What are some effective active learning methods? How is this style of learning better than rote memorization?
With active learning, you don’t just receive new information. Rather, you actively participate in the learning experience. Active learning methods are not only more effective, but they’re also more enjoyable.
Keep reading to learn about three different active learning methods.
3 Active Learning Methods
Limitless author Jim Kwik notes that many people try to learn new information by rote memorization: repeating something until it sticks. However, rote learning is ineffective because you’re basically trying to bully your brain into accepting the information.
In contrast, in active learning, students actively participate in the learning experience; for example, through in-class discussion or self-chosen projects. Active learning methods are much more effective (and fun!) than rote memorization.

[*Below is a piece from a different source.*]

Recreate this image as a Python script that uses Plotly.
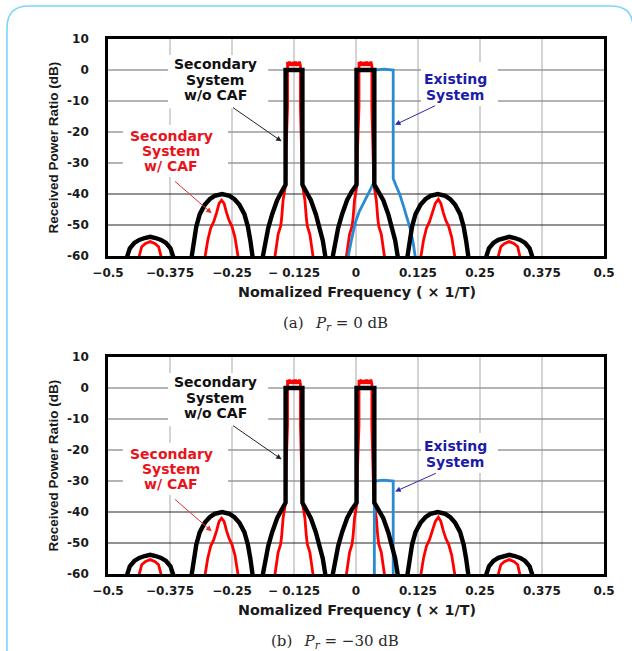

|Counterpoint: Studies have shown that rote learning is extremely effective when studying foundational concepts, such as the alphabet or the Periodic Table. However, the more advanced and complex a topic is, the more rote learning falls short of active learning methods (or meaningful learning, as some call it).|
Here are three active learning methods that Kwik recommends:
Instead of just reading words on a page, or hearing them spoken, Kwik recommends engaging your visual memory—imagining the picture that those words paint, rather than the words themselves. That picture will be much easier to recall than the series of words that created it.
To illustrate this point, take a moment right now and think of your bedroom. It’s a fairly safe bet that you came up with a mental image, rather than a collection of words like bed, dresser, nightstand, and so on.
|How Do You Learn?|
Kwik is describing visual learning, an active learning method in which students benefit from seeing graphical representations of what they’re studying (pictures, charts, maps, and so on). In essence, he’s suggesting that you harness visual learning by creating those graphics yourself, in your own mind.
Experts now recognize that visual learning is just one of many different learning styles. For example, the VARK model says that there are four major learning styles (Visual, Auditory, Reading/writing, and Kinesthetic). Another model adds Logical, Social, and Solitary learning styles (and replaces Reading/writing with the more general Linguistic learning style).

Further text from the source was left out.